### Instructions to follow
Each line of the material must be repeated precisely, with the pictures left out.

### Information provided
§ §
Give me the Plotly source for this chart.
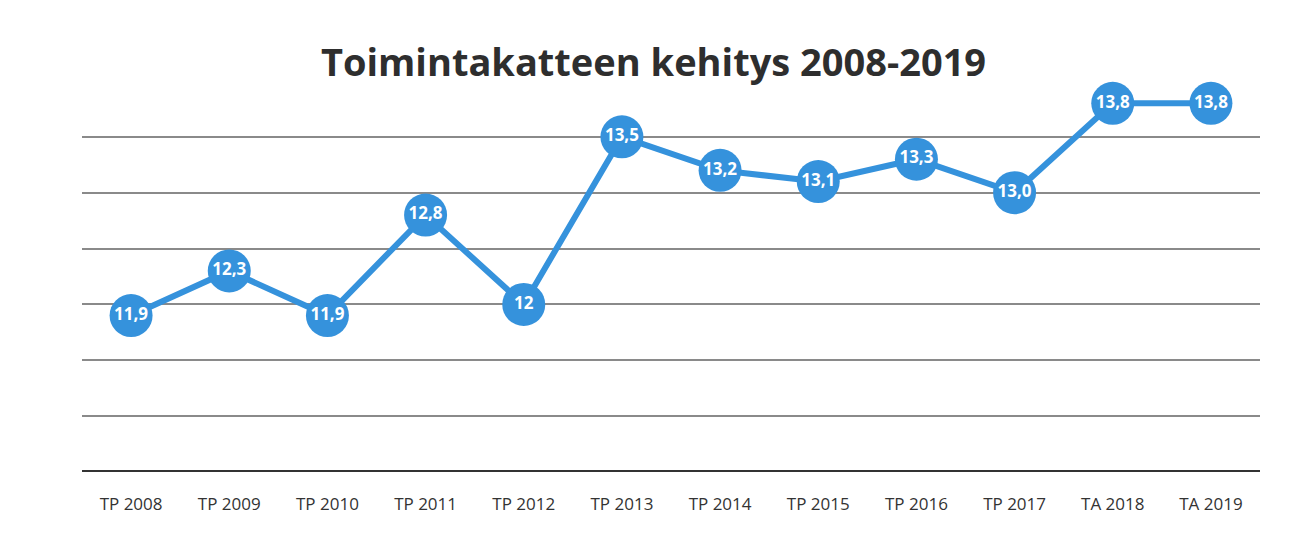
import plotly.graph_objects as go

categories = ["TP 2008", "TP 2009", "TP 2010", "TP 2011", "TP 2012", "TP 2013",
              "TP 2014", "TP 2015", "TP 2016", "TP 2017", "TA 2018", "TA 2019"]
values = [11.9, 12.3, 11.9, 12.8, 12.0, 13.5, 13.2, 13.1, 13.3, 13.0, 13.8, 13.8]
labels = ["11,9", "12,3", "11,9", "12,8", "12", "13,5", "13,2", "13,1", "13,3", "13,0", "13,8", "13,8"]
grid_vals = [11.0, 11.5, 12.0, 12.5, 13.0, 13.5]

blue = "#3592dc"

fig = go.Figure()
fig.add_trace(go.Scatter(
    x=categories, y=values, mode="lines+markers+text",
    text=labels, textposition="middle center",
    textfont=dict(family="Open Sans", size=17, color="white", weight="bold"),
    line=dict(color=blue, width=6),
    marker=dict(size=43, color=blue),
    cliponaxis=False,
    hoverinfo="skip",
))

fig.update_layout(
    width=1291, height=545,
    margin=dict(l=74, r=39, t=73, b=81),
    paper_bgcolor="white", plot_bgcolor="white",
    showlegend=False,
    title=dict(text="<b>Toimintakatteen kehitys 2008-2019</b>",
               x=0.5, xanchor="center", y=0.9, yanchor="middle",
               font=dict(family="Open Sans", size=38, color="#2e2e2e")),
    xaxis=dict(type="category", range=[-0.5, 11.5], showgrid=False, zeroline=False,
               showline=False, ticks="",
               ticklabelstandoff=20,
               tickfont=dict(family="Open Sans", size=17, color="#333333")),
    yaxis=dict(range=[10.5, 14.0], tickvals=grid_vals, showticklabels=False,
               showgrid=True, gridcolor="#8a8a8a", gridwidth=1.5,
               zeroline=False, showline=False, ticks=""),
)
fig.add_hline(y=10.5, line=dict(color="#333333", width=4), layer="below")

fig.write_html("out.html")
§ §
### Written reply
Give me the Plotly source for this chart.
import plotly.graph_objects as go

categories = ["TP 2008", "TP 2009", "TP 2010", "TP 2011", "TP 2012", "TP 2013",
              "TP 2014", "TP 2015", "TP 2016", "TP 2017", "TA 2018", "TA 2019"]
values = [11.9, 12.3, 11.9, 12.8, 12.0, 13.5, 13.2, 13.1, 13.3, 13.0, 13.8, 13.8]
labels = ["11,9", "12,3", "11,9", "12,8", "12", "13,5", "13,2", "13,1", "13,3", "13,0", "13,8", "13,8"]
grid_vals = [11.0, 11.5, 12.0, 12.5, 13.0, 13.5]

blue = "#3592dc"

fig = go.Figure()
fig.add_trace(go.Scatter(
    x=categories, y=values, mode="lines+markers+text",
    text=labels, textposition="middle center",
    textfont=dict(family="Open Sans", size=17, color="white", weight="bold"),
    line=dict(color=blue, width=6),
    marker=dict(size=43, color=blue),
    cliponaxis=False,
    hoverinfo="skip",
))

fig.update_layout(
    width=1291, height=545,
    margin=dict(l=74, r=39, t=73, b=81),
    paper_bgcolor="white", plot_bgcolor="white",
    showlegend=False,
    title=dict(text="<b>Toimintakatteen kehitys 2008-2019</b>",
               x=0.5, xanchor="center", y=0.9, yanchor="middle",
               font=dict(family="Open Sans", size=38, color="#2e2e2e")),
    xaxis=dict(type="category", range=[-0.5, 11.5], showgrid=False, zeroline=False,
               showline=False, ticks="",
               ticklabelstandoff=20,
               tickfont=dict(family="Open Sans", size=17, color="#333333")),
    yaxis=dict(range=[10.5, 14.0], tickvals=grid_vals, showticklabels=False,
               showgrid=True, gridcolor="#8a8a8a", gridwidth=1.5,
               zeroline=False, showline=False, ticks=""),
)
fig.add_hline(y=10.5, line=dict(color="#333333", width=4), layer="below")

fig.write_html("out.html")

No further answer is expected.